Scope 1, 2, and 3 emissions are categorizations used to describe greenhouse gas (GHG) emissions generated by an organization and its wider value chain. Associated with a company’s Corporate Carbon Footprint (CCF), Scope 1, 2, and 3 emissions are typically calculated using the GHG Protocol, a widely recognized accounting and reporting standard developed by the World Resources Institute (WRI) and the World Business Council for Sustainable Development (WBCSD).
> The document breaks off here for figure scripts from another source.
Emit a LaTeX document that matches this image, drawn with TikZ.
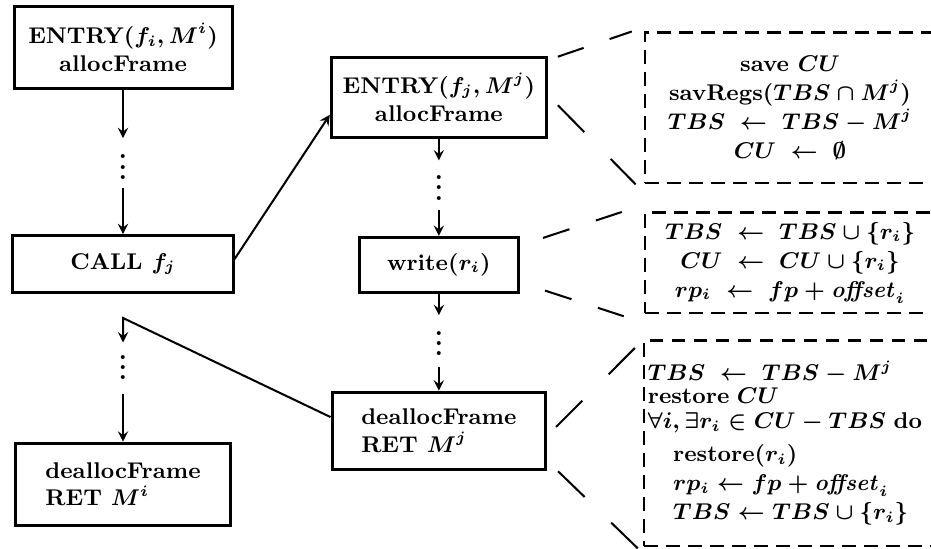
\documentclass[tikz,border=0pt]{standalone}
\usepackage{tikz}
\usepgflibrary{arrows}

\tikzset{
  box/.style={draw, very thick, inner sep=0pt, align=center, font=\fontsize{9}{11}\selectfont\bfseries\boldmath},
  dbox/.style={draw, line width=1pt, dash pattern=on 5.5pt off 3.2pt, inner sep=0pt, font=\fontsize{9}{11.5}\selectfont\bfseries\boldmath},
  proj/.style={thick, dash pattern=on #1 off #1},
  vdot/.style={inner sep=0pt, anchor=base, font=\bfseries}
}

\begin{document}
\begin{tikzpicture}

\useasboundingbox (0,0) rectangle (12.94,7.62);

\node [box, minimum width=3.03cm, minimum height=1.13cm] (ei) at (1.71,6.96) {ENTRY$(f_i,M^i)$\\allocFrame};
\node [box, minimum width=3.06cm, minimum height=0.79cm] (call) at (1.71,3.95) {CALL $f_j$};
\node [box, align=left, minimum width=3.00cm, minimum height=1.14cm] (dl) at (1.71,0.89) {deallocFrame\\RET $M^i$};

\node [box, minimum width=2.99cm, minimum height=1.11cm] (ej) at (6.10,6.27) {ENTRY$(f_j,M^j)$\\allocFrame};
\node [box, minimum width=2.22cm, minimum height=0.76cm] (wr) at (6.10,3.94) {write$(r_i)$};
\node [box, align=left, minimum width=2.97cm, minimum height=1.08cm] (dm) at (6.10,1.63) {deallocFrame\\RET $M^j$};

\node [dbox, align=center, minimum width=4.03cm, minimum height=2.09cm] (db1) at (10.98,6.12)
  {save $CU$\\savRegs$(TBS\cap M^j)$\\$TBS\;\leftarrow\;TBS-M^j$\\$CU\;\leftarrow\;\emptyset$};
\node [dbox, align=center, minimum width=4.03cm, minimum height=1.40cm] (db2) at (10.98,3.97)
  {$TBS\;\leftarrow\;TBS\cup\{r_i\}$\\$CU\;\leftarrow\;CU\cup\{r_i\}$\\$rp_i\;\leftarrow\;fp+\mathit{offset}_i$};
\node [dbox, align=left, text width=3.95cm, inner xsep=1.5pt, minimum height=2.86cm] (db3) at (10.98,1.46)
  {$TBS\;\leftarrow\;TBS-M^j$\\[-2.5pt]restore $CU$\\[-1.5pt]$\forall i,\exists r_i\in CU-TBS$ do\\[1.5pt]
   \hspace*{10pt}restore$(r_i)$\\\hspace*{10pt}$rp_i\leftarrow fp+\mathit{offset}_i$\\\hspace*{10pt}$TBS\leftarrow TBS\cup\{r_i\}$};

\coordinate (a1) at (1.71,5.70);
\coordinate (a2) at (1.71,5.00);
\node [vdot] (d1) at (1.71,5.13) {$\vdots$};
\draw [thick, -stealth] (ei) -- (a1);
\draw [thick, -stealth] (a2) -- (call);

\coordinate (b1) at (6.10,5.39);
\coordinate (b2) at (6.10,4.70);
\node [vdot] (d3) at (6.10,4.84) {$\vdots$};
\draw [thick, -stealth] (ej) -- (b1);
\draw [thick, -stealth] (b2) -- (wr);

\coordinate (c1) at (6.10,3.24);
\coordinate (c2) at (6.10,2.52);
\node [vdot] (d4) at (6.10,2.68) {$\vdots$};
\draw [thick, -stealth] (wr) -- (c1);
\draw [thick, -stealth] (c2) -- (dm);

\coordinate (r) at (1.71,3.20);
\coordinate (r1) at (1.71,2.86);
\coordinate (r2) at (1.71,2.15);
\node [vdot] (d2) at (1.71,2.34) {$\vdots$};
\draw [thick, -stealth] ([yshift=5.5pt]dm.west) -- (r) -- (r1);
\draw [thick, -stealth] (r2) -- (dl);

\draw [thick, -stealth] ([yshift=2pt]call.east) -- ([yshift=-7pt]ej.west);

\draw [proj=10.8pt] ([shift={(3.9pt,-0.4pt)}]ej.north east) -- ([xshift=-4.7pt]db1.north west);
\draw [proj=14.9pt] ([shift={(3.9pt,-3.2pt)}]ej.east) -- ([xshift=-3.2pt]db1.south west);
\draw [proj=11pt] ([shift={(9pt,-0.8pt)}]wr.north east) -- ([shift={(-8.7pt,-0.4pt)}]db2.north west);
\draw [proj=11pt] ([shift={(9.8pt,1.2pt)}]wr.south east) -- ([shift={(-7.9pt,-0.8pt)}]db2.south west);
\draw [proj=14.7pt] ([shift={(3.5pt,1.6pt)}]dm.east) -- ([shift={(-2.8pt,-3.2pt)}]db3.north west);
\draw [proj=14.6pt] ([xshift=4.3pt]dm.south east) -- ([shift={(-2pt,-0.4pt)}]db3.south west);

\end{tikzpicture}
\end{document}
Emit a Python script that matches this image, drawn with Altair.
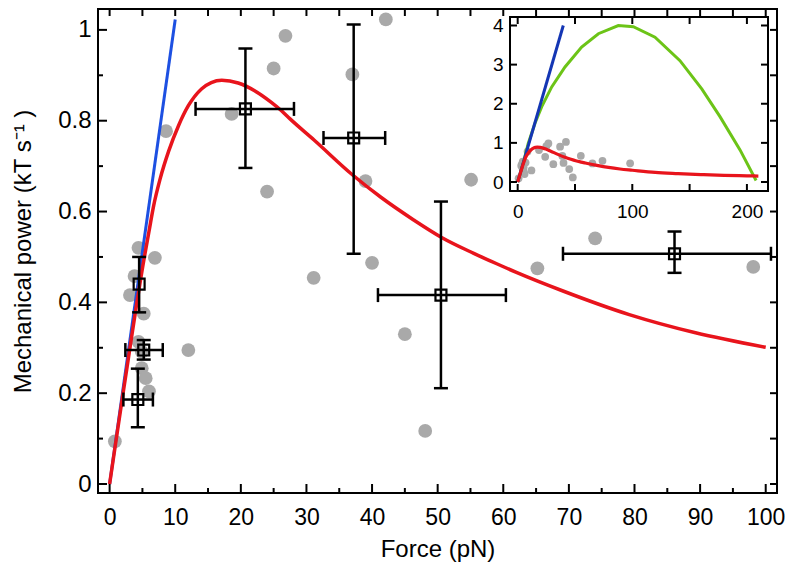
import altair as alt
import pandas as pd

# ---------------- data ----------------
# grey single-motor measurements: force (pN), mechanical power (kT/s)
dot_x = [0.8, 4.4, 6.9, 3.8, 3.1, 5.2, 4.4, 4.9, 12.0, 4.9, 5.5, 6.0, 8.6, 18.6,
         24.0, 25.0, 26.8, 31.1, 37.0, 39.0, 40.0, 42.1, 45.0, 48.1, 55.1, 65.2,
         74.0, 98.1]
dot_y = [0.094, 0.52, 0.498, 0.458, 0.416, 0.375, 0.313, 0.291, 0.295, 0.255,
         0.233, 0.204, 0.777, 0.815, 0.644, 0.915, 0.987, 0.454, 0.902, 0.667,
         0.487, 1.023, 0.33, 0.117, 0.67, 0.475, 0.541, 0.478]

# binned means with error bars
err_x = [4.3, 5.2, 4.5, 20.7, 37.2, 50.5, 86.1]
err_y = [0.186, 0.295, 0.44, 0.826, 0.762, 0.416, 0.507]
err_xlo = [2.1, 2.4, 4.5, 13.1, 32.6, 40.9, 69.1]
err_xhi = [6.6, 8.1, 4.5, 28.1, 42.0, 60.4, 100.8]
err_ylo = [0.125, 0.274, 0.378, 0.696, 0.507, 0.211, 0.465]
err_yhi = [0.254, 0.317, 0.500, 0.959, 1.012, 0.622, 0.556]

# red model curve
red_x = [0, 1, 2, 3, 4, 5.2, 6, 6.7, 7.7, 9, 10.5, 12, 14, 15.5, 17.1, 19.6, 22.1,
         24.6, 26.2, 27.5, 31.2, 37, 41.3, 46.4, 50.6, 55.5, 59, 62, 69.1, 79.2,
         89.3, 100, 120, 140, 160, 180, 200, 210]
red_y = [0, 0.098, 0.195, 0.29, 0.385, 0.492, 0.556, 0.612, 0.672, 0.733, 0.789,
         0.833, 0.870, 0.884, 0.889, 0.883, 0.866, 0.841, 0.822, 0.804, 0.757,
         0.681, 0.632, 0.581, 0.543, 0.508, 0.485, 0.466, 0.425, 0.373, 0.333,
         0.301, 0.245, 0.215, 0.19, 0.17, 0.158, 0.152]

# blue linear line (main and inset)
blue_x = [0, 10.0]
blue_y = [0, 1.023]
blue_inset_x = [0, 39.8]
blue_inset_y = [0, 4.0]

# green curve (inset only)
green_x = [0, 5, 9.2, 15.1, 20.9, 29.7, 41.3, 55.8, 70.4, 87.8, 100.9, 119.8,
           141.6, 160.6, 176.5, 194, 208]
green_y = [0, 0.5, 0.985, 1.5, 1.92, 2.43, 2.94, 3.45, 3.79, 4.0, 3.97, 3.70,
           3.10, 2.38, 1.67, 0.82, 0.04]

# tick values
x_major = [0, 10, 20, 30, 40, 50, 60, 70, 80, 90, 100]
x_minor = [5, 15, 25, 35, 45, 55, 65, 75, 85, 95]
y_major = [0, 0.2, 0.4, 0.6, 0.8, 1.0]
y_minor = [0.1, 0.3, 0.5, 0.7, 0.9]
x_top = [0, 5, 10, 15, 20, 25, 30, 35, 40, 45, 50, 55, 60, 65, 70, 75, 80, 85, 90, 95, 100]
y_right = [0, 0.1, 0.2, 0.3, 0.4, 0.5, 0.6, 0.7, 0.8, 0.9, 1.0]
ix_ticks = [0, 50, 100, 150, 200]
ix_labels = [0, 100, 200]
iy_ticks = [0, 1, 2, 3, 4]

# ---------------- layout / style ----------------
W, H = 679, 484
PAD_L = 90
FONT = "Liberation Sans"
RED, BLUE, BLUE2, GREEN, GREY = "#e8141c", "#1d50e2", "#1436b4", "#6cc417", "#a9a9a9"

X_DOM = [-1.77, 101.72]
Y_DOM = [-0.0198, 1.046]
IX_DOM = [-6.7, 218.4]
IY_DOM = [-0.23, 4.217]
IX_RANGE = [412, 670]
IY_RANGE = [182, 8]

XS = alt.Scale(domain=X_DOM, nice=False, zero=False)
YS = alt.Scale(domain=Y_DOM, nice=False, zero=False)
XA = alt.Axis(orient="bottom", title="Force (pN)", values=x_major, format="d",
              ticks=False, tickSize=0, domain=False, grid=False,
              labelFontSize=23, labelPadding=13, labelColor="black",
              titleFontSize=24, titleFontWeight="normal", titlePadding=8,
              titleColor="black")
YA = alt.Axis(orient="left", title="Mechanical power (kT s\u207b\u00b9 )", values=y_major,
              format="~g", ticks=False, tickSize=0, domain=False, grid=False,
              labelFontSize=24, labelPadding=7, labelColor="black",
              titleFontSize=24, titleFontWeight="normal", titlePadding=22,
              titleColor="black")

IXS = alt.Scale(domain=IX_DOM, range=IX_RANGE, nice=False, zero=False)
IYS = alt.Scale(domain=IY_DOM, range=IY_RANGE, nice=False, zero=False)
IXA = alt.Axis(orient="bottom", offset=-(H - IY_RANGE[0]), values=ix_labels, format="d",
               ticks=False, tickSize=0, domain=False, grid=False, title=None,
               labelFontSize=19, labelPadding=11, labelColor="black")
IYA = alt.Axis(orient="left", offset=-IX_RANGE[0], values=iy_ticks, format="d",
               ticks=False, tickSize=0, domain=False, grid=False, title=None,
               labelFontSize=19, labelPadding=7, labelColor="black")


def mx(f):
    return alt.X(f, type="quantitative", scale=XS, axis=XA)


def my(f):
    return alt.Y(f, type="quantitative", scale=YS, axis=YA)


def ix(f):
    return alt.X(f, type="quantitative", scale=IXS, axis=IXA)


def iy(f):
    return alt.Y(f, type="quantitative", scale=IYS, axis=IYA)


dots_df = pd.DataFrame({"x": dot_x, "y": dot_y})
red_df = pd.DataFrame({"x": red_x, "y": red_y})
blue_df = pd.DataFrame({"x": blue_x, "y": blue_y})
iblue_df = pd.DataFrame({"x": blue_inset_x, "y": blue_inset_y})
green_df = pd.DataFrame({"x": green_x, "y": green_y})
err_df = pd.DataFrame({"x": err_x, "y": err_y, "xlo": err_xlo, "xhi": err_xhi,
                       "ylo": err_ylo, "yhi": err_yhi})
capv_df = pd.DataFrame({"x": err_x + err_x, "y": err_ylo + err_yhi})
caph_df = pd.DataFrame({"x": err_xlo + err_xhi, "y": err_y + err_y})
caph_df = caph_df[[a != b for a, b in zip(caph_df["x"], err_x + err_x)]]

# ---------------- main panel ----------------
dots = alt.Chart(dots_df).mark_circle(size=190, color=GREY, opacity=1).encode(x=mx("x"), y=my("y"))
blue = alt.Chart(blue_df).mark_line(color=BLUE, strokeWidth=3).encode(x=mx("x"), y=my("y"))
red = (alt.Chart(red_df).transform_filter("datum.x <= 100")
       .mark_line(color=RED, strokeWidth=3.5, interpolate="monotone")
       .encode(x=mx("x"), y=my("y")))
errh = alt.Chart(err_df).mark_rule(color="black", strokeWidth=2.5).encode(
    y=my("y"), x=mx("xlo"), x2="xhi")
errv = alt.Chart(err_df).mark_rule(color="black", strokeWidth=2.5).encode(
    x=mx("x"), y=my("ylo"), y2="yhi")
capv = alt.Chart(capv_df).mark_tick(orient="horizontal", size=14, thickness=2.5,
                                    color="black", opacity=1).encode(x=mx("x"), y=my("y"))
caph = alt.Chart(caph_df).mark_tick(orient="vertical", size=14, thickness=2.5,
                                    color="black", opacity=1).encode(x=mx("x"), y=my("y"))
squares = alt.Chart(err_df).mark_point(shape="square", size=120, filled=False,
                                       strokeWidth=2.2, color="black", opacity=1).encode(
    x=mx("x"), y=my("y"))


def tdf(vals):
    return pd.DataFrame({"t": vals})


tk = dict(color="black", strokeWidth=2)
t_bot_maj = alt.Chart(tdf(x_major)).mark_rule(**tk).encode(x=mx("t"), y=alt.value(H), y2=alt.value(H - 9))
t_bot_min = alt.Chart(tdf(x_minor)).mark_rule(**tk).encode(x=mx("t"), y=alt.value(H), y2=alt.value(H - 5))
t_top = alt.Chart(tdf(x_top)).mark_rule(**tk).encode(x=mx("t"), y=alt.value(0), y2=alt.value(7))
t_left_maj = alt.Chart(tdf(y_major)).mark_rule(**tk).encode(y=my("t"), x=alt.value(0), x2=alt.value(9))
t_left_min = alt.Chart(tdf(y_minor)).mark_rule(**tk).encode(y=my("t"), x=alt.value(0), x2=alt.value(5))
t_right = alt.Chart(tdf(y_right)).mark_rule(**tk).encode(y=my("t"), x=alt.value(W), x2=alt.value(W - 7))

main = alt.layer(dots, blue, red, errh, errv, caph, capv, squares,
                 t_bot_maj, t_bot_min, t_top, t_left_maj, t_left_min, t_right)

# ---------------- inset ----------------
frame_df = pd.DataFrame({"x": [IX_DOM[0]], "x2": [IX_DOM[1]], "y": [IY_DOM[0]], "y2": [IY_DOM[1]]})
frame = alt.Chart(frame_df).mark_rect(fill="white", stroke="black", strokeWidth=2).encode(
    x=ix("x"), x2="x2", y=iy("y"), y2="y2")
idots = alt.Chart(dots_df).mark_circle(size=60, color=GREY, opacity=1).encode(x=ix("x"), y=iy("y"))
igreen = alt.Chart(green_df).mark_line(color=GREEN, strokeWidth=3).encode(x=ix("x"), y=iy("y"))
iblue = alt.Chart(iblue_df).mark_line(color=BLUE2, strokeWidth=3).encode(x=ix("x"), y=iy("y"))
ired = alt.Chart(red_df).mark_line(color=RED, strokeWidth=3.2, interpolate="monotone").encode(
    x=ix("x"), y=iy("y"))
it_b = alt.Chart(tdf(ix_ticks)).mark_rule(**tk).encode(
    x=ix("t"), y=alt.value(IY_RANGE[0]), y2=alt.value(IY_RANGE[0] - 7))
it_t = alt.Chart(tdf(ix_ticks)).mark_rule(**tk).encode(
    x=ix("t"), y=alt.value(IY_RANGE[1]), y2=alt.value(IY_RANGE[1] + 7))
it_l = alt.Chart(tdf(iy_ticks)).mark_rule(**tk).encode(
    y=iy("t"), x=alt.value(IX_RANGE[0]), x2=alt.value(IX_RANGE[0] + 7))
it_r = alt.Chart(tdf(iy_ticks)).mark_rule(**tk).encode(
    y=iy("t"), x=alt.value(IX_RANGE[1]), x2=alt.value(IX_RANGE[1] - 7))

inset = alt.layer(frame, idots, igreen, iblue, ired, it_b, it_t, it_l, it_r)

chart = (
    alt.layer(main, inset)
    .resolve_scale(x="independent", y="independent")
    .properties(width=W, height=H,
                padding={"left": PAD_L, "top": 1, "right": 8, "bottom": 79},
                autosize=alt.AutoSizeParams(type="none"),
                background="white")
    .configure_view(stroke="black", strokeWidth=2)
    .configure_axis(labelFont=FONT, titleFont=FONT)
)

chart.save("out.html", embed_options={"renderer": "svg", "actions": False})
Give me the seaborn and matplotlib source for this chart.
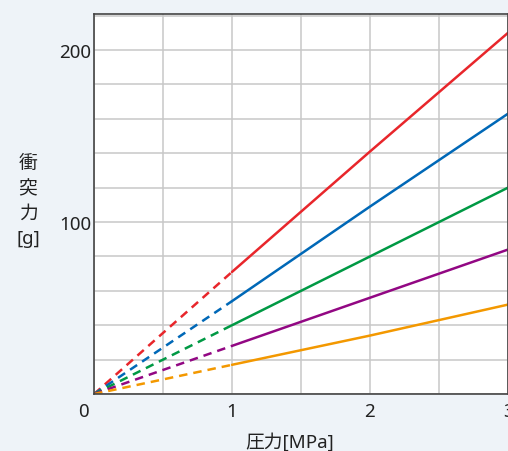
import matplotlib
matplotlib.use("Agg")
import matplotlib.pyplot as plt
from matplotlib.transforms import ScaledTranslation
import numpy as np
import seaborn as sns

# pressure [MPa] and impact force [g]
pressure = [0, 1, 2, 3]
red = [0, 71, 141, 210]
blue = [0, 54, 109, 163]
green = [0, 40, 80, 120]
purple = [0, 28, 56, 84]
orange = [0, 17, 34, 52]
series = [red, blue, green, purple, orange]
colors = ["#e8262b", "#0068b7", "#009944", "#920783", "#f39800"]

x_ticks = [0, 1, 2, 3]
y_ticks = [100, 200]
x_label = "圧力[MPa]"
y_label = "衝\n突\n力\n[g]"

sns.set_theme(style="white")
plt.rcParams["font.family"] = ["Noto Sans", "Noto Sans CJK JP", "DejaVu Sans"]

bg = "#eef3f8"
fig = plt.figure(figsize=(5.08, 4.52), dpi=100, facecolor=bg)
ax = fig.add_axes([0.185, 0.126, 0.815, 0.841])
ax.set_facecolor("white")

for vals, c in zip(series, colors):
    # measured part 1-3 MPa solid, extrapolation to origin dashed
    sns.lineplot(x=pressure[:2], y=vals[:2], color=c, lw=1.8, ax=ax,
                 linestyle=(0, (3.4, 2.4)))
    sns.lineplot(x=pressure[1:], y=vals[1:], color=c, lw=1.8, ax=ax)

ax.set_xlim(0, 3)
ax.set_ylim(0, 221)
ax.set_xticks(x_ticks)
ax.set_yticks(y_ticks)
ax.set_xticks(np.arange(0, 3.01, 0.5), minor=True)
ax.set_yticks(np.arange(0, 221, 20), minor=True)
ax.grid(which="both", color="#c8c8c8", lw=1.1)
ax.set_axisbelow(True)
ax.tick_params(which="both", length=0, labelsize=13.5, colors="#222222")
ax.tick_params(axis="x", pad=6)
ax.tick_params(axis="y", pad=2)

# origin label sits left of the axis corner
lbl0 = ax.get_xticklabels()[0]
lbl0.set_transform(lbl0.get_transform() + ScaledTranslation(-0.11, 0, fig.dpi_scale_trans))

for s in ax.spines.values():
    s.set_color("#444444")
    s.set_linewidth(1.2)

ax.set_xlabel(x_label, fontsize=13.5, color="#222222", va="center")
ax.xaxis.set_label_coords(0.473, -0.124)
ax.set_ylabel("")
fig.text(0.055, 0.554, y_label, fontsize=13.5, color="#222222", ha="center",
         va="center", linespacing=1.5)

fig.savefig("out.png", dpi=100, facecolor=bg)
The purpose of categorizing emissions into three groups is to facilitate tracking progress in achieving substantial reductions, with the ultimate goal of limiting global temperature increases to below 2°C, as mandated by the Paris Agreement.

Scope 1 emissions

Also known as direct emissions, they are calculated by quantifying the amounts of each GHG (e.g. carbon dioxide, methane, etc.) released directly from sources owned or controlled by the organization. This is done by measuring fuel consumption and/or using emission factors, which are conversion factors that convert fuel consumption into GHG emissions.

Scope 2 emissions

These emissions, also widely known as indirect emissions, are calculated by quantifying the amount of electricity, heating, or cooling consumed by the organization and then multiplying that by the GHG intensity of the grid or supplier, which is typically expressed as the emissions per unit of energy consumed.

scope-direct-emissions

Scope 3 emissions

This category also falls into the indirect emissions and is calculated by quantifying emissions from all other sources in the value chain that are not included in Scope 1 or 2. This includes emissions from upstream suppliers, waste disposal, and employee commuting, among others. These emissions can be estimated using a combination of survey data, industry benchmarks, and/or emissions factors.